Thoughts and ideas for improving the design of the GM cache
List of GM interactions with cache (and how these are implemented in the idea described below)
- At the end of uploader/downloader, claims are released from cached input files used by the job
- Remove hard links and delete job dir
- The main daemon process periodically runs cache cleanup.
- Using clean by age script. The clean up is independent of any up/downloader processes or jobs
- The main daemon process periodically runs cache registration (registering cache entries in indexing system)
- Register as part of download process
- Before data transfer, the mover looks up the cache to check if the file is already there. It checks permissions if the file is already cached, and if the file needs to be downloaded it locks the destination file
- Use hash to do direct look up. Lock using .lock file
- After data transfer, the mover checks the downloaded file, and deals with errors
- Do checksum and size check
- The mover links or copies the caches file to the session dir
- If the file is to be linked from the session dir, a hard link is created to the per-job dir in the cache, then this file is linked to from the session dir
- The mover also sets creation and valid till dates
- The .meta file contains the valid till date, the creation date is the creation date of the cached file
Implementation ideas
The current system uses a few 'central' flat files, and some per-file files to store metadata on the cached files. With large caches this causes problems like bug 1036.
An idea is to use a method like apache's mod_disk_cache which creates cached file names based on a hash of the url. This eliminates the need for a central metadata store to look up cached file names from urls.
Maswan's on-disk layout idea
Use a single mod_disk_cache-like file tree for the main data store with the root dir only readable by root, then hard-link out to per-job directories (directories readable by the mapped user only), the symlink into the session directory is from this per-job directory. The individual files need to be owned by root and not writeable by anyone else in the per-job directories to make sure files are immutable (very important since jobs will share files), but they must be world-readable.
lost+found/
cache/a/H/Iey@psrk9BDfOPA2H0sw.data (the actual file)

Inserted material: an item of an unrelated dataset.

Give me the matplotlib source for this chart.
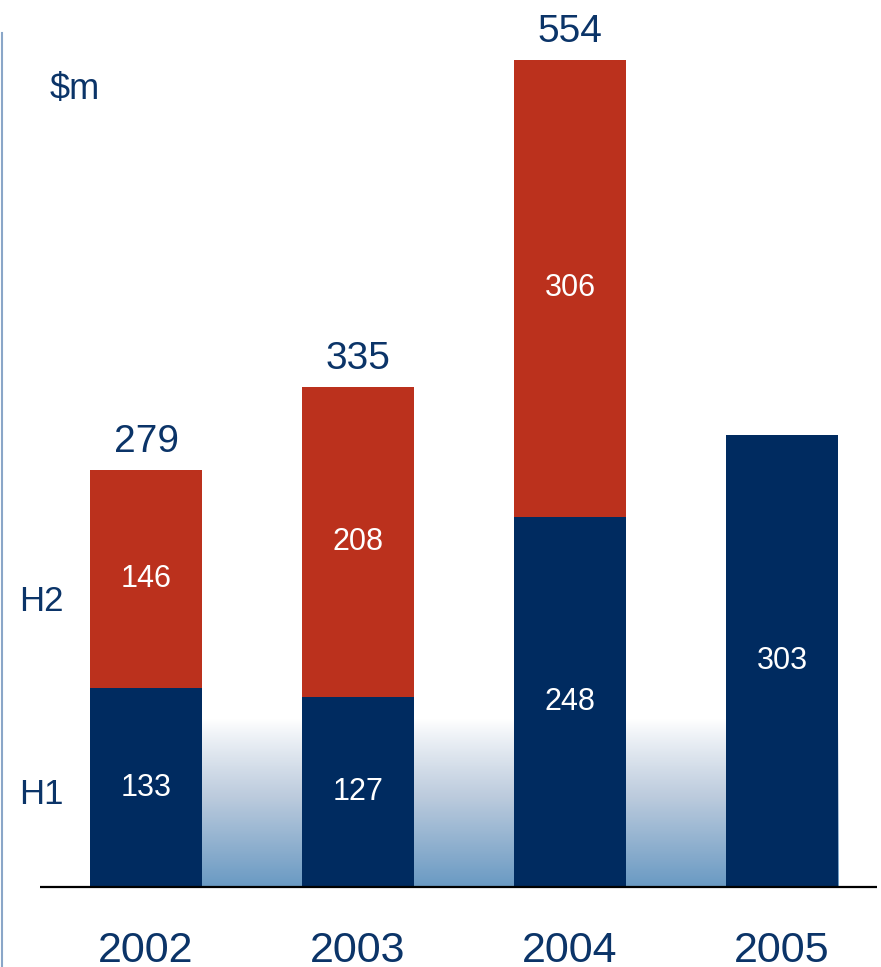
import numpy as np
import matplotlib.pyplot as plt
from matplotlib.colors import LinearSegmentedColormap
from matplotlib.lines import Line2D

plt.rcParams['font.family'] = ['Liberation Sans', 'DejaVu Sans']

years = ['2002', '2003', '2004', '2005']
h1 = [133, 127, 248, 303]
h2 = [146, 208, 306, 0]
totals = [279, 335, 554, None]

navy = '#002b60'
red = '#bb311d'
text_c = '#0b3468'

W, H = 881, 967
fig = plt.figure(figsize=(W / 100, H / 100), dpi=100)
ax = fig.add_axes([0, 0, 1, 1])

# pixel layout: baseline at 887 px, 1.493 px per $m, bars 212 px apart
px_per = 1.493
base_px = 887
step = 212
x0_px = 146
ax.set_ylim(-(H - base_px) / px_per, base_px / px_per)
ax.set_xlim(-x0_px / step, 3 + (W - (x0_px + 3 * step)) / step)
ax.axis('off')

x = np.arange(len(years))
width = 112 / step

# soft blue fade behind the bars (white at top, steel blue at the baseline)
cmap = LinearSegmentedColormap.from_list('fade', ['#ffffff', '#bccbdd', '#6a9ac3'])
grad = np.linspace(0, 1, 256).reshape(-1, 1) ** 0.9
ax.imshow(grad, cmap=cmap, aspect='auto', vmin=0, vmax=1, origin='upper',
          extent=[x[0] - width / 2, x[-1] + width / 2, 0, 112], zorder=0)

ax.bar(x, h1, width, color=navy, zorder=2)
ax.bar(x, h2, width, bottom=h1, color=red, zorder=2)

for i in x:
    ax.text(i, h1[i] / 2, str(h1[i]), ha='center', va='center',
            color='white', fontsize=22, zorder=3)
    if h2[i]:
        ax.text(i, h1[i] + h2[i] / 2, str(h2[i]), ha='center', va='center',
                color='white', fontsize=22, zorder=3)
    if totals[i]:
        ax.annotate(str(totals[i]), (i, h1[i] + h2[i]), xytext=(0, 13),
                    textcoords='offset points', ha='center', va='baseline',
                    color=text_c, fontsize=28)
    ax.annotate(years[i], (i, 0), xytext=(0, -54), textcoords='offset points',
                ha='center', va='baseline', color=text_c, fontsize=31)

# baseline
ax.plot([(40 - x0_px) / step, (877 - x0_px) / step], [0, 0],
        color='black', lw=1.6, zorder=4, solid_capstyle='butt')

# row labels and unit
ax.text((19 - x0_px) / step, 62, 'H1', ha='left', va='center',
        color=text_c, fontsize=25)
ax.text((19 - x0_px) / step, 191, 'H2', ha='left', va='center',
        color=text_c, fontsize=25)
ax.text((50 - x0_px) / step, (base_px - 89) / px_per, '$m', ha='left',
        va='center', color=text_c, fontsize=26)

# thin rule down the left edge
fig.add_artist(Line2D([1.5 / W, 1.5 / W], [0, 1 - 33 / H],
                      color='#8aa6c8', lw=1.5))

fig.savefig('out.png', dpi=100)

cache/a/H/Iey@psrk9BDfOPA2H0sw.meta (assorted metadata, url, timestamp, etc)
[...]
cache/Z/z/ZXhfEFtJlss50nAea7pg.data
cache/Z/z/ZXhfEFtJlss50nAea7pg.meta
job/63651205714667703007022/aHIey@psrk9BDfOPA2H0sw (hardlink to the cache file)
[...]
One thing about this layout is that files do not need to be "claimed", beyond having their hardlink created. If the main cache entry is deleted, it won't affect the per-job files. One just have to make sure that stale job directories get deleted, and then cache cleanup can be done in a strict LRU fashion. If the cache directory is mounted with atime, it is really simple to get right. Otherwise one probably have to guess with mtime or something. The clean up can be done with the cleanbyage script which can scan a hierarchy of directories and clean up the oldest files to free up a certain amount of space
Splitting the cache over file systems
To have the cache split over multiple file systems requires that hard links be created within each file system. In the GM configuration one should be able to specify the size limit of the cache on each file system, or specify a percentage share per file system. The cache manager can implement this as splitting the cache based on the initial letter of the URL hash (assuming that this is an even distribution). Then for example all hashes beginning [a-z] are stored in /fs1/dir1/ and all those beginning [A-Z] go to /fs2/dir2/. All parts of the GM involved with the cache must know and understand this configuration.
Auth caching
Currently each job does a call-out to the storage element to see if the current set of credentials is allowed to read the file. This is a fine default behaviour, but there should be some special cases that occurr often enough that the system would greatly benefit from some kind of quicker decision. Two suggestions:
- The same DN as orignially cached the file should be able to always read it (after all, the user might as well have downloaded it to a personal laptop at the time).
- Do a VOMS-based auth decision in the cache handler. "Any atlas user can read any atlas data."
- A plain auth decision cache with a configurable expiry (default, on the same order of magnitude as CRL lookups?).